AIM »
Reproduce the listing below exactly, minus its pictures.
====== COLLECTED MATERIAL ======
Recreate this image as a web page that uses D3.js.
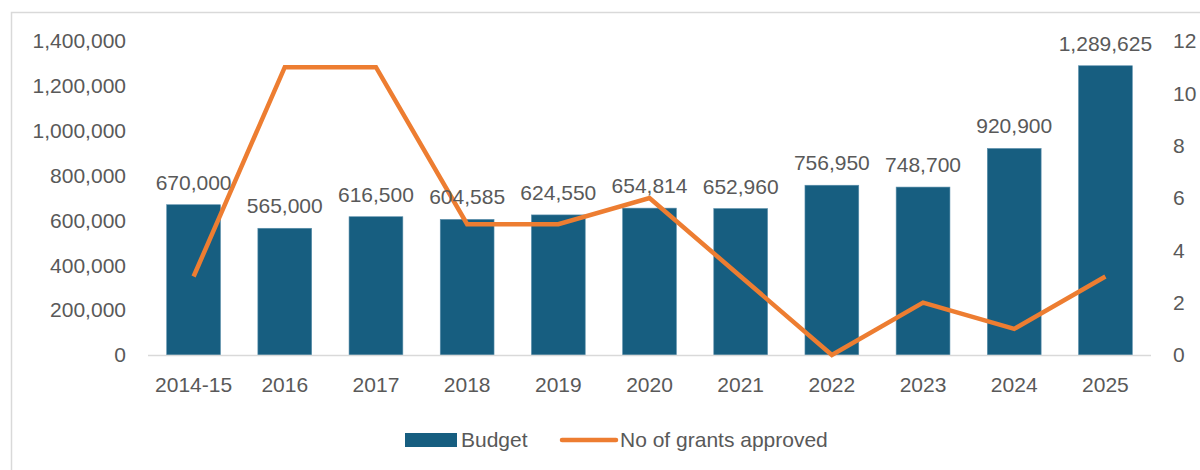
<!DOCTYPE html>
<html><head><meta charset="utf-8">
<script src="https://cdn.jsdelivr.net/npm/d3@7"></script>
<style>body{margin:0;background:#fff;} svg{display:block;} text{font-family:"Liberation Sans",Arial,sans-serif;fill:#595959;}</style>
</head><body>
<svg id="c" width="1200" height="470"></svg>
<script>
const categories = ["2014-15","2016","2017","2018","2019","2020","2021","2022","2023","2024","2025"];
const budget = [670000,565000,616500,604585,624550,654814,652960,756950,748700,920900,1289625];
const grants = [3,11,11,5,5,6,3,0,2,1,3];
const leftTicks = [0,200000,400000,600000,800000,1000000,1200000,1400000];
const rightTicks = [0,2,4,6,8,10,12];
const seriesNames = ["Budget","No of grants approved"];

const svg = d3.select("#c");
const fs = 21;
// frame
svg.append("path").attr("d","M11.5,470 V12.5 H1200").attr("fill","none").attr("stroke","#d9d9d9").attr("stroke-width",1.5);

const x = d3.scaleBand().domain(categories).range([148,1151]).paddingInner(0.41).paddingOuter(0.205);
const y = d3.scaleLinear().domain([0,1400000]).range([355,41]);
const y2 = d3.scaleLinear().domain([0,12]).range([355,41]);
const fmt = d3.format(",");

// bars
svg.append("g").selectAll("rect").data(budget).join("rect")
  .attr("x",(d,i)=>x(categories[i])).attr("width",x.bandwidth())
  .attr("y",d=>y(d)).attr("height",d=>y(0)-y(d))
  .attr("fill","#175E80").attr("stroke","#5b8fab").attr("stroke-width",0.6);

// axis line
svg.append("line").attr("x1",148).attr("x2",1151).attr("y1",355.5).attr("y2",355.5).attr("stroke","#d9d9d9").attr("stroke-width",1.5);

// left axis
const la = svg.append("g").attr("transform","translate(126,0)").call(d3.axisLeft(y).tickValues(leftTicks).tickFormat(fmt).tickSize(0).tickPadding(0));
la.select(".domain").remove();
la.selectAll("text").attr("font-size",fs).attr("fill","#595959").attr("font-family","Liberation Sans, Arial, sans-serif");

// right axis
const ra = svg.append("g").attr("transform","translate(1173,0)").call(d3.axisRight(y2).tickValues(rightTicks).tickSize(0).tickPadding(0));
ra.select(".domain").remove();
ra.selectAll("text").attr("font-size",fs).attr("fill","#595959").attr("font-family","Liberation Sans, Arial, sans-serif");

// x axis
const xa = svg.append("g").attr("transform","translate(0,355)").call(d3.axisBottom(x).tickSize(0).tickPadding(22));
xa.select(".domain").remove();
xa.selectAll("text").attr("font-size",fs).attr("fill","#595959").attr("font-family","Liberation Sans, Arial, sans-serif");

// line
const line = d3.line().x((d,i)=>x(categories[i])+x.bandwidth()/2).y(d=>y2(d));
svg.append("path").datum(grants).attr("d",line).attr("fill","none").attr("stroke","#ED7D31").attr("stroke-width",4.5).attr("stroke-linejoin","miter");

// data labels
svg.append("g").selectAll("text").data(budget).join("text")
  .attr("x",(d,i)=>x(categories[i])+x.bandwidth()/2).attr("y",d=>y(d)-15)
  .attr("text-anchor","middle").attr("font-size",fs).text(d=>fmt(d));

// legend
const lg = svg.append("g");
lg.append("rect").attr("x",405).attr("y",433).attr("width",52).attr("height",14).attr("fill","#175E80");
lg.append("text").attr("x",461).attr("y",447).attr("font-size",fs).text(seriesNames[0]);
lg.append("line").attr("x1",562).attr("x2",616).attr("y1",440).attr("y2",440).attr("stroke","#ED7D31").attr("stroke-width",4.5).attr("stroke-linecap","round");
lg.append("text").attr("x",620).attr("y",447).attr("font-size",fs).text(seriesNames[1]);
</script>
</body></html>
======
PROBLEM SOLUTION »
Recreate this image as a web page that uses D3.js.
<!DOCTYPE html>
<html><head><meta charset="utf-8">
<script src="https://cdn.jsdelivr.net/npm/d3@7"></script>
<style>body{margin:0;background:#fff;} svg{display:block;} text{font-family:"Liberation Sans",Arial,sans-serif;fill:#595959;}</style>
</head><body>
<svg id="c" width="1200" height="470"></svg>
<script>
const categories = ["2014-15","2016","2017","2018","2019","2020","2021","2022","2023","2024","2025"];
const budget = [670000,565000,616500,604585,624550,654814,652960,756950,748700,920900,1289625];
const grants = [3,11,11,5,5,6,3,0,2,1,3];
const leftTicks = [0,200000,400000,600000,800000,1000000,1200000,1400000];
const rightTicks = [0,2,4,6,8,10,12];
const seriesNames = ["Budget","No of grants approved"];

const svg = d3.select("#c");
const fs = 21;
// frame
svg.append("path").attr("d","M11.5,470 V12.5 H1200").attr("fill","none").attr("stroke","#d9d9d9").attr("stroke-width",1.5);

const x = d3.scaleBand().domain(categories).range([148,1151]).paddingInner(0.41).paddingOuter(0.205);
const y = d3.scaleLinear().domain([0,1400000]).range([355,41]);
const y2 = d3.scaleLinear().domain([0,12]).range([355,41]);
const fmt = d3.format(",");

// bars
svg.append("g").selectAll("rect").data(budget).join("rect")
  .attr("x",(d,i)=>x(categories[i])).attr("width",x.bandwidth())
  .attr("y",d=>y(d)).attr("height",d=>y(0)-y(d))
  .attr("fill","#175E80").attr("stroke","#5b8fab").attr("stroke-width",0.6);

// axis line
svg.append("line").attr("x1",148).attr("x2",1151).attr("y1",355.5).attr("y2",355.5).attr("stroke","#d9d9d9").attr("stroke-width",1.5);

// left axis
const la = svg.append("g").attr("transform","translate(126,0)").call(d3.axisLeft(y).tickValues(leftTicks).tickFormat(fmt).tickSize(0).tickPadding(0));
la.select(".domain").remove();
la.selectAll("text").attr("font-size",fs).attr("fill","#595959").attr("font-family","Liberation Sans, Arial, sans-serif");

// right axis
const ra = svg.append("g").attr("transform","translate(1173,0)").call(d3.axisRight(y2).tickValues(rightTicks).tickSize(0).tickPadding(0));
ra.select(".domain").remove();
ra.selectAll("text").attr("font-size",fs).attr("fill","#595959").attr("font-family","Liberation Sans, Arial, sans-serif");

// x axis
const xa = svg.append("g").attr("transform","translate(0,355)").call(d3.axisBottom(x).tickSize(0).tickPadding(22));
xa.select(".domain").remove();
xa.selectAll("text").attr("font-size",fs).attr("fill","#595959").attr("font-family","Liberation Sans, Arial, sans-serif");

// line
const line = d3.line().x((d,i)=>x(categories[i])+x.bandwidth()/2).y(d=>y2(d));
svg.append("path").datum(grants).attr("d",line).attr("fill","none").attr("stroke","#ED7D31").attr("stroke-width",4.5).attr("stroke-linejoin","miter");

// data labels
svg.append("g").selectAll("text").data(budget).join("text")
  .attr("x",(d,i)=>x(categories[i])+x.bandwidth()/2).attr("y",d=>y(d)-15)
  .attr("text-anchor","middle").attr("font-size",fs).text(d=>fmt(d));

// legend
const lg = svg.append("g");
lg.append("rect").attr("x",405).attr("y",433).attr("width",52).attr("height",14).attr("fill","#175E80");
lg.append("text").attr("x",461).attr("y",447).attr("font-size",fs).text(seriesNames[0]);
lg.append("line").attr("x1",562).attr("x2",616).attr("y1",440).attr("y2",440).attr("stroke","#ED7D31").attr("stroke-width",4.5).attr("stroke-linecap","round");
lg.append("text").attr("x",620).attr("y",447).attr("font-size",fs).text(seriesNames[1]);
</script>
</body></html>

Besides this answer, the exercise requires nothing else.